7.Menilai hasil dan mengakhiri konseling
Langkah ini adalah langkah terakhir untuk melihat keberhasilan jalannya konseling berdasarkan sejauh mana klien mencapai tujuan konseling. Keputusan untuk mengakhiri atau menghentikan konseling merupakan keputusan bersama antara konselor dan karyawan berdasarkan dua hal yaitu apakah tujuan konseling telah terpenuhi dan apakah hasil dari konseling sudah didapat.
Sebelum melaksanakan proses konseling karyawan, konselor hendaknya menyiapkan hal-hal sebagai berikut:
1)Mempertimbangkan berapa kali konseling diperlukan, besarnya intensitas pembicaraan, dan tingkat kesiapan karyawan
2)Memperjelas alasan mengapa konselor melakukan konseling dan juga sasaran dilaksanakannya konseling
3)Melakukan evaluasi terhadap sasaran pekerjaan dan prestasi yang sudah dicapai karyawan
4)Memberi tahu karyawan tentang jadwal dan tempat pelaksanaan konseling.
5)Setiap konseling dilaksanakan minimal 30 menit
6)Tidak ada gangguan (menerima telepon, tamu, dll) ketika melaksanakan konseling
7)Memindahkan peralatan (meja, dll) yang tidak diperlukan, yang dianggap dapat menciptakan suasana yang kurang akrab.
8)Mencatat hal-hal yang akan dibicarakan dalam proses konseling
9)Mencatat hasil pembicaraan dan rencana tindak lanjut.
Pedoman pelaksanaan konseling karyawan yang berhasil:
1.Memperlakukan karyawan dengan hangat dan ramah.

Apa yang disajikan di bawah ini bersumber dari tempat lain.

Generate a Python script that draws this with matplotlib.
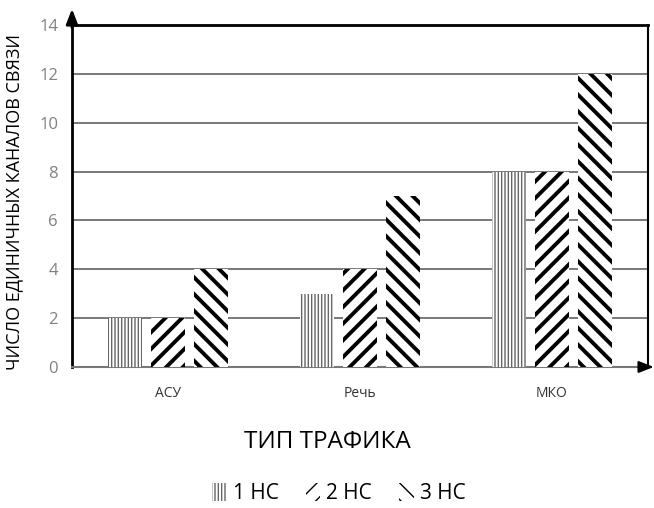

Menggunakan bahasa tubuh, kontak mata, dan menatap wajah klien.
2.Menjelaskan maksud dan tujuan pertemuan konseling (jika karyawan dipanggil oleh konselor) atau menanyakan maksud dan tujuan karyawan (jika karyawan datang sendiri).
3.Bertanya dengan pertanyaan terbuka tentang hal-hal yang dirasakan dan dipikirkan karyawan.
4.Mendorong karyawan untuk mengungkapkan alternatif pemecahan masalah yang dihadapinya.
5.Berusaha menggali pendapat karyawan tentang konsekuensi dari alternatif pemecahan masalah yang disampaikannya.
6.Menghindari mengemukakan pandangan, namun tetap memberikan tambahan informasi yang akan membantu klien dalam mengambil keputusan.
7.Memperlihatkan empati dan menunjukkan kepercayaan terhadap kemampuan karyawan dalam mengatasi masalah yang dihadapinya.
8.Memberikan dukungan mental dan/ atau sumber daya seperlunya.
9.Meneruskan kepada ahlinya apabila masalah yang dihadapi tidak bisa diatasi sendiri.
10.Membuat catatan rangkuman pertemuan dan hal-hal yang dibicarakan pada akhir pertemuan untuk klarifikasi dan kesepakatan mengenai rencana tindak lanjut.